» **Raw data**:
----------------

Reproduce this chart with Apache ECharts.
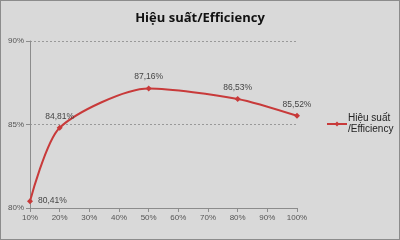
<!DOCTYPE html>
<html><head><meta charset="utf-8">
<script src="https://cdn.jsdelivr.net/npm/echarts@6/dist/echarts.min.js"></script>
<style>html,body{margin:0;padding:0;background:#d9d9d9}#c{width:400px;height:240px;box-sizing:border-box;border:1px solid #8c8c8c}</style>
</head><body><div id="c"></div>
<script>
const loads = [10, 20, 50, 80, 100];
const efficiency = [80.41, 84.81, 87.16, 86.53, 85.52];
const seriesName = 'Hiệu suất\n/Efficiency';
const titleText = 'Hiệu suất/Efficiency';

const chart = echarts.init(document.getElementById('c'), null, {renderer: 'canvas'});
const fmt = v => v.toFixed(2).replace('.', ',') + '%';
chart.setOption({
  animation: false,
  backgroundColor: '#d9d9d9',
  title: {text: titleText, left: 'center', top: 6,
    textStyle: {fontFamily: 'Open Sans', fontWeight: 'bold', fontSize: 13, color: '#111'}},
  legend: {data: [seriesName], left: 320, top: 107, orient: 'vertical',
    itemWidth: 20, itemHeight: 6, itemGap: 2,
    textStyle: {fontFamily: 'Liberation Sans', fontSize: 10, color: '#222', lineHeight: 11, padding: [0,0,0,-4]}},
  grid: {left: 29, right: 102, top: 40, bottom: 31},
  xAxis: {type: 'value', min: 10, max: 100, interval: 10,
    axisLine: {lineStyle: {color: '#8c8c8c'}},
    axisTick: {show: true, length: 4, lineStyle: {color: '#8c8c8c'}},
    splitLine: {show: false},
    axisLabel: {formatter: v => v + '%', fontFamily: 'Liberation Sans', fontSize: 8, color: '#555', margin: 6}},
  yAxis: {type: 'value', min: 80, max: 90, interval: 5,
    axisLine: {show: true, lineStyle: {color: '#8c8c8c'}},
    axisTick: {show: true, length: 4, lineStyle: {color: '#8c8c8c'}},
    splitLine: {show: true, lineStyle: {color: '#999', type: [2,2], width: 1}},
    axisLabel: {formatter: v => v + '%', fontFamily: 'Liberation Sans', fontSize: 8, color: '#555', margin: 6}},
  series: [{
    name: seriesName, type: 'line', smooth: 0.25,
    data: loads.map((x, i) => {
      const item = {value: [x, efficiency[i]]};
      if (i === 0) item.label = {position: 'right', distance: 5};
      return item;
    }),
    lineStyle: {color: '#c83a3a', width: 2},
    itemStyle: {color: '#c83a3a'},
    symbol: 'diamond', symbolSize: 6,
    label: {show: true, position: 'top', distance: 4, fontFamily: 'Liberation Sans', fontSize: 8.5, color: '#444',
      formatter: p => fmt(p.value[1])}
  }]
});
</script></body></html>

----------------

» **Requirement**:
The data above should be repeated exactly, minus any pictures.

» **In response**:
Reproduce this chart with Apache ECharts.
<!DOCTYPE html>
<html><head><meta charset="utf-8">
<script src="https://cdn.jsdelivr.net/npm/echarts@6/dist/echarts.min.js"></script>
<style>html,body{margin:0;padding:0;background:#d9d9d9}#c{width:400px;height:240px;box-sizing:border-box;border:1px solid #8c8c8c}</style>
</head><body><div id="c"></div>
<script>
const loads = [10, 20, 50, 80, 100];
const efficiency = [80.41, 84.81, 87.16, 86.53, 85.52];
const seriesName = 'Hiệu suất\n/Efficiency';
const titleText = 'Hiệu suất/Efficiency';

const chart = echarts.init(document.getElementById('c'), null, {renderer: 'canvas'});
const fmt = v => v.toFixed(2).replace('.', ',') + '%';
chart.setOption({
  animation: false,
  backgroundColor: '#d9d9d9',
  title: {text: titleText, left: 'center', top: 6,
    textStyle: {fontFamily: 'Open Sans', fontWeight: 'bold', fontSize: 13, color: '#111'}},
  legend: {data: [seriesName], left: 320, top: 107, orient: 'vertical',
    itemWidth: 20, itemHeight: 6, itemGap: 2,
    textStyle: {fontFamily: 'Liberation Sans', fontSize: 10, color: '#222', lineHeight: 11, padding: [0,0,0,-4]}},
  grid: {left: 29, right: 102, top: 40, bottom: 31},
  xAxis: {type: 'value', min: 10, max: 100, interval: 10,
    axisLine: {lineStyle: {color: '#8c8c8c'}},
    axisTick: {show: true, length: 4, lineStyle: {color: '#8c8c8c'}},
    splitLine: {show: false},
    axisLabel: {formatter: v => v + '%', fontFamily: 'Liberation Sans', fontSize: 8, color: '#555', margin: 6}},
  yAxis: {type: 'value', min: 80, max: 90, interval: 5,
    axisLine: {show: true, lineStyle: {color: '#8c8c8c'}},
    axisTick: {show: true, length: 4, lineStyle: {color: '#8c8c8c'}},
    splitLine: {show: true, lineStyle: {color: '#999', type: [2,2], width: 1}},
    axisLabel: {formatter: v => v + '%', fontFamily: 'Liberation Sans', fontSize: 8, color: '#555', margin: 6}},
  series: [{
    name: seriesName, type: 'line', smooth: 0.25,
    data: loads.map((x, i) => {
      const item = {value: [x, efficiency[i]]};
      if (i === 0) item.label = {position: 'right', distance: 5};
      return item;
    }),
    lineStyle: {color: '#c83a3a', width: 2},
    itemStyle: {color: '#c83a3a'},
    symbol: 'diamond', symbolSize: 6,
    label: {show: true, position: 'top', distance: 4, fontFamily: 'Liberation Sans', fontSize: 8.5, color: '#444',
      formatter: p => fmt(p.value[1])}
  }]
});
</script></body></html>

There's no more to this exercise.